Image Matting with Bayesian/Robust Method
[1] proposed a new Bayesian framework for solving the matting problem, i.e. extracting a foreground element from a background image by estimating an opacity for each pixel of the foreground element. This approach models both the foreground and background color distributions with spatially-varying mixtures of Gaussians, and assumes a fractional blending of the foreground and background colors to produce the final output. It then uses a maximum-likelihood criterion to estimate the optimal opacity, foreground and background simultaneously.
Fig. 1, Bayesian Matting Algorithm
[2] proposed a robust matting algorithm. It also samples foreground and background colors for unknown pixels, but more importantly, analyze the confidence of these samples. Only high confidence sam- ples are chosen to contribute to the matting energy function which is minimized by a Random Walk. The defined energy function contains a neighborhood term to enforce the smoothness of the matte.

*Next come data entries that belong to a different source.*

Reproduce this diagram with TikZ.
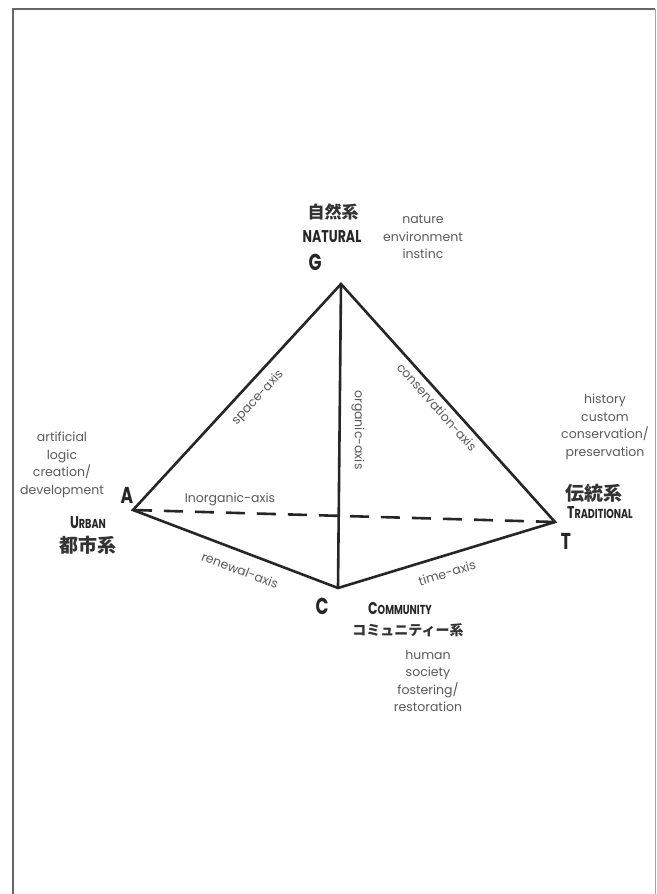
\documentclass[tikz,border=0pt]{standalone}
\usepackage{fontspec}
\setmainfont{Poppins}
\newfontfamily\headfont[FakeStretch=0.74]{Poppins}
\newfontfamily\cjk{Noto Sans CJK JP}
\usetikzlibrary{positioning}

\begin{document}
\begin{tikzpicture}[
        x=1pt, y=-1pt,
        axis/.style={line width=2.6pt, draw=black!85},
        axislabel/.style={font=\fontsize{12.5}{14}\selectfont, text=black!65, inner sep=1pt},
        corner/.style={font=\headfont\fontsize{23}{24}\bfseries\selectfont, text=black!85, inner sep=0pt},
        system/.style={font=\headfont\fontsize{17}{19}\bfseries\selectfont, text=black!85, inner sep=0pt},
        kanji/.style={font=\cjk\fontsize{19}{21}\bfseries\selectfont, text=black!80, inner sep=0pt},
        keywords/.style={font=\fontsize{12.5}{17.5}\selectfont, text=black!65, align=center, inner sep=0pt},
    ]
        \newcommand\smallcap[1]{{\fontsize{13}{15}\selectfont #1}}
        \useasboundingbox (0,0) rectangle (656,894);

        % Frame
        \draw[line width=1.4pt, black!60] (13,894) -- (13,9) -- (655,9);
        \draw[line width=0.7pt, black!35] (655,9) -- (655,894);

        % Vertices
        \coordinate (G) at (341,284);
        \coordinate (A) at (133,510);
        \coordinate (T) at (555,522);
        \coordinate (C) at (338,588);

        % Edges
        \draw[axis, dash pattern=on 19pt off 12pt] (A) -- (T);
        \draw[axis, line join=miter] (A) -- (G) -- (T) -- (C) -- cycle;
        \draw[axis] (G) -- (C);

        % Axis labels
        \node[axislabel, rotate=47.5] (space) at (258,398) {space-axis};
        \node[axislabel, rotate=-90] (organic) at (358,430) {organic-axis};
        \node[axislabel, rotate=-48.3] (conserv) at (437,407) {conservation-axis};
        \node[axislabel] (inorganic) at (230,499) {Inorganic-axis};
        \node[axislabel, rotate=-20.8] (renewal) at (240,570) {renewal-axis};
        \node[axislabel, rotate=16.7] (time) at (447,573) {time-axis};

        % Natural
        \node[corner] (Glabel) at (315,262) {G};
        \node[system] (natural) at (332,237) {NATURAL};
        \node[kanji, font=\cjk\fontsize{17}{19}\bfseries\selectfont] (natkanji) at (333,212) {自然系};
        \node[keywords] (natkeys) at (423,237) {nature\\environment\\instinc};

        % Urban
        \node[corner] (Alabel) at (127,495) {A};
        \node[system] (urban) at (88,523) {U\smallcap{RBAN}};
        \node[kanji] (urbkanji) at (88,545) {都市系};
        \node[keywords] (urbkeys) at (62,465) {artificial\\logic\\creation/\\development};

        % Traditional
        \node[corner] (Tlabel) at (566,541) {T};
        \node[system] (traditional) at (600,513) {T\smallcap{RADITIONAL}};
        \node[kanji] (tradkanji) at (594,493) {伝統系};
        \node[keywords] (tradkeys) at (605,427) {history\\custom\\conservation/\\preservation};

        % Community
        \node[corner] (Clabel) at (322,606) {C};
        \node[system] (community) at (400,609) {C\smallcap{OMMUNITY}};
        \node[kanji, font=\cjk\fontsize{14}{16}\bfseries\selectfont] (comkanji) at (408,630) {コミュニティー系};
        \node[keywords] (comkeys) at (428,681) {human\\society\\fostering/\\restoration};
    \end{tikzpicture}
\end{document}
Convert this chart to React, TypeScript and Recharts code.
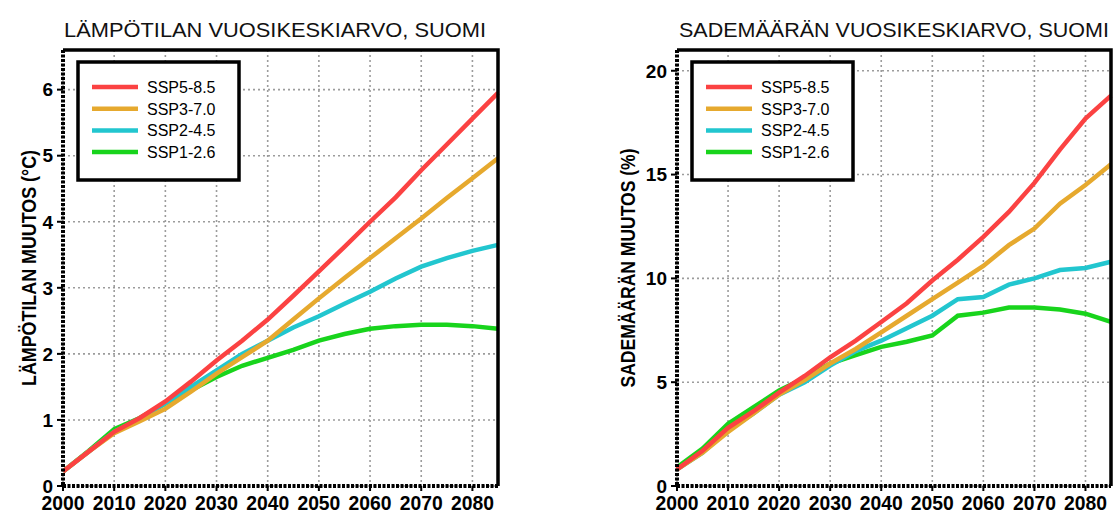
import React from "react";
import { CartesianGrid, Line, LineChart, XAxis, YAxis } from "recharts";

// scenario names and colours
const scenarios = ["SSP5-8.5", "SSP3-7.0", "SSP2-4.5", "SSP1-2.6"];
const colors = ["#fb4242", "#e6a92e", "#22c6cf", "#18d41c"];

const years = [
  2000, 2005, 2010, 2015, 2020, 2025, 2030, 2035, 2040, 2045, 2050, 2055, 2060,
  2065, 2070, 2075, 2080, 2085,
];
const xTicks = [2000, 2010, 2020, 2030, 2040, 2050, 2060, 2070, 2080];

// temperature change (°C)
const tempSsp585 = [0.22, 0.52, 0.82, 1.03, 1.28, 1.58, 1.9, 2.2, 2.52, 2.88, 3.25, 3.62, 4.0, 4.37, 4.78, 5.17, 5.56, 5.95];
const tempSsp370 = [0.22, 0.52, 0.8, 0.98, 1.17, 1.43, 1.7, 1.95, 2.2, 2.52, 2.84, 3.15, 3.45, 3.75, 4.05, 4.36, 4.66, 4.96];
const tempSsp245 = [0.22, 0.52, 0.82, 1.02, 1.25, 1.5, 1.75, 2.0, 2.2, 2.4, 2.57, 2.76, 2.94, 3.14, 3.32, 3.45, 3.56, 3.65];
const tempSsp126 = [0.22, 0.53, 0.86, 1.03, 1.25, 1.45, 1.65, 1.82, 1.94, 2.06, 2.2, 2.3, 2.38, 2.42, 2.44, 2.44, 2.42, 2.38];
const tempTicks = [0, 1, 2, 3, 4, 5, 6];

// precipitation change (%)
const precSsp585 = [0.8, 1.7, 2.8, 3.6, 4.5, 5.3, 6.2, 7.0, 7.9, 8.8, 9.9, 10.9, 12.0, 13.2, 14.6, 16.2, 17.7, 18.8];
const precSsp370 = [0.8, 1.6, 2.6, 3.5, 4.4, 5.1, 5.9, 6.6, 7.4, 8.2, 9.0, 9.8, 10.6, 11.6, 12.4, 13.6, 14.5, 15.5];
const precSsp245 = [0.8, 1.6, 2.7, 3.5, 4.4, 5.0, 5.8, 6.5, 7.0, 7.6, 8.2, 9.0, 9.1, 9.7, 10.0, 10.4, 10.5, 10.8];
const precSsp126 = [0.9, 1.8, 3.0, 3.8, 4.6, 5.2, 5.9, 6.3, 6.7, 6.95, 7.25, 8.2, 8.35, 8.6, 8.6, 8.5, 8.3, 7.9];
const precTicks = [0, 5, 10, 15, 20];

const keys = ["s585", "s370", "s245", "s126"];

function buildRows(series: number[][]) {
  return years.map((year, i) => {
    const row: Record<string, number> = { year };
    keys.forEach((k, j) => (row[k] = series[j][i]));
    return row;
  });
}

const tempData = buildRows([tempSsp585, tempSsp370, tempSsp245, tempSsp126]);
const precData = buildRows([precSsp585, precSsp370, precSsp245, precSsp126]);

const sans = "'Liberation Sans', Arial, sans-serif";

// x labels are tall and narrow in the original, squeeze them
function YearTick({ x, y, payload }: any) {
  return (
    <text
      x={x}
      y={y}
      dy={15}
      textAnchor="middle"
      fontFamily={sans}
      fontWeight={700}
      fontSize={21}
      textLength={43}
      lengthAdjust="spacingAndGlyphs"
      fill="#000"
    >
      {payload.value}
    </text>
  );
}

type PanelProps = {
  data: Record<string, number>[];
  yTicks: number[];
  yMax: number;
  width: number;
  yAxisWidth: number;
  rightMargin: number;
};

function Panel({ data, yTicks, yMax, width, yAxisWidth, rightMargin }: PanelProps) {
  const axisLine = { stroke: "#000", strokeWidth: 4, strokeDasharray: "3 1.5" };
  const tickLine = { stroke: "#000", strokeWidth: 2 };
  return (
    <LineChart
      width={width}
      height={515}
      data={data}
      margin={{ top: 50, right: rightMargin, bottom: 0, left: 0 }}
    >
      <CartesianGrid stroke="#9c9c9c" strokeWidth={1.6} strokeDasharray="2 3" />
      <XAxis
        dataKey="year"
        type="number"
        domain={[2000, 2085]}
        ticks={xTicks}
        height={29}
        tickSize={5}
        tickMargin={4}
        axisLine={axisLine}
        tickLine={tickLine}
        tick={<YearTick />}
        interval={0}
      />
      <YAxis
        type="number"
        domain={[0, yMax]}
        ticks={yTicks}
        width={yAxisWidth}
        tickSize={6}
        tickMargin={4}
        axisLine={axisLine}
        tickLine={tickLine}
        tick={{ fontFamily: sans, fontWeight: 700, fontSize: 19, fill: "#000" }}
        interval={0}
      />
      {[3, 2, 1, 0].map((j) => (
        <Line
          key={keys[j]}
          type="linear"
          dataKey={keys[j]}
          stroke={colors[j]}
          strokeWidth={4.5}
          dot={false}
          isAnimationActive={false}
        />
      ))}
    </LineChart>
  );
}

function LegendBox({ x, y }: { x: number; y: number }) {
  return (
    <g>
      <rect x={x} y={y} width={161} height={118} fill="#fff" stroke="#000" strokeWidth={3.5} />
      {scenarios.map((name, i) => {
        const cy = y + 25 + i * 21.7;
        return (
          <g key={name}>
            <line x1={x + 14} x2={x + 60} y1={cy} y2={cy} stroke={colors[i]} strokeWidth={4.5} />
            <text x={x + 69} y={cy + 6} fontFamily={sans} fontSize={16} fill="#000">
              {name}
            </text>
          </g>
        );
      })}
    </g>
  );
}

export default function App() {
  return (
    <div style={{ position: "absolute", left: 0, top: 0, width: 1116, height: 515, background: "#fff" }}>
      <div style={{ position: "absolute", left: 0, top: 0 }}>
        <Panel data={tempData} yTicks={tempTicks} yMax={6.6} width={520} yAxisWidth={63} rightMargin={22} />
      </div>
      <div style={{ position: "absolute", left: 560, top: 0 }}>
        <Panel data={precData} yTicks={precTicks} yMax={21} width={556} yAxisWidth={117} rightMargin={5} />
      </div>
      <svg
        width={1116}
        height={515}
        style={{ position: "absolute", left: 0, top: 0, pointerEvents: "none" }}
      >
        <path d="M63,50 H498 V486" fill="none" stroke="#000" strokeWidth={3.5} />
        <path d="M677,50 H1111 V486" fill="none" stroke="#000" strokeWidth={3.5} />
        <text x={64} y={37} fontFamily={sans} fontSize={21} textLength={422} lengthAdjust="spacingAndGlyphs" fill="#111">
          LÄMPÖTILAN VUOSIKESKIARVO, SUOMI
        </text>
        <text x={679} y={37} fontFamily={sans} fontSize={21} textLength={430} lengthAdjust="spacingAndGlyphs" fill="#111">
          SADEMÄÄRÄN VUOSIKESKIARVO, SUOMI
        </text>
        <text
          transform="translate(36,268) rotate(-90)"
          textAnchor="middle"
          fontFamily={sans}
          fontWeight={700}
          fontSize={20}
          textLength={236}
          lengthAdjust="spacingAndGlyphs"
          fill="#000"
        >
          LÄMPÖTILAN MUUTOS (°C)
        </text>
        <text
          transform="translate(635,268) rotate(-90)"
          textAnchor="middle"
          fontFamily={sans}
          fontWeight={700}
          fontSize={20}
          textLength={239}
          lengthAdjust="spacingAndGlyphs"
          fill="#000"
        >
          SADEMÄÄRÄN MUUTOS (%)
        </text>
        <LegendBox x={78} y={62} />
        <LegendBox x={692} y={62} />
      </svg>
    </div>
  );
}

Fig. 2, Robust matting method
Both Bayesian and Robust Matting utilize the foreground and background colors to predict the current unknown region's alpha. Two main differences are: 1. the method of pixel sampling; 2. the way of computing alpha from foreground and background.The former is a sampling approach (solve the alphamap point by point) and the latter is a combination of sampling approach and propagation approach (solve the alphamap globally). Robust matting utilizes random walk to make its alphamap more globally reasonable.
Fig. 3, Some Results
1. Yung-Yu Chuang, Brian Curless, David H. Salesin, and Richard Szeliski. A Bayesian Approach to Digital Matting, IEEE CVPR, 2001.
2. Wang, M. Cohen, Optimized Color Sampling for Robust Matting , CVPR, 2007.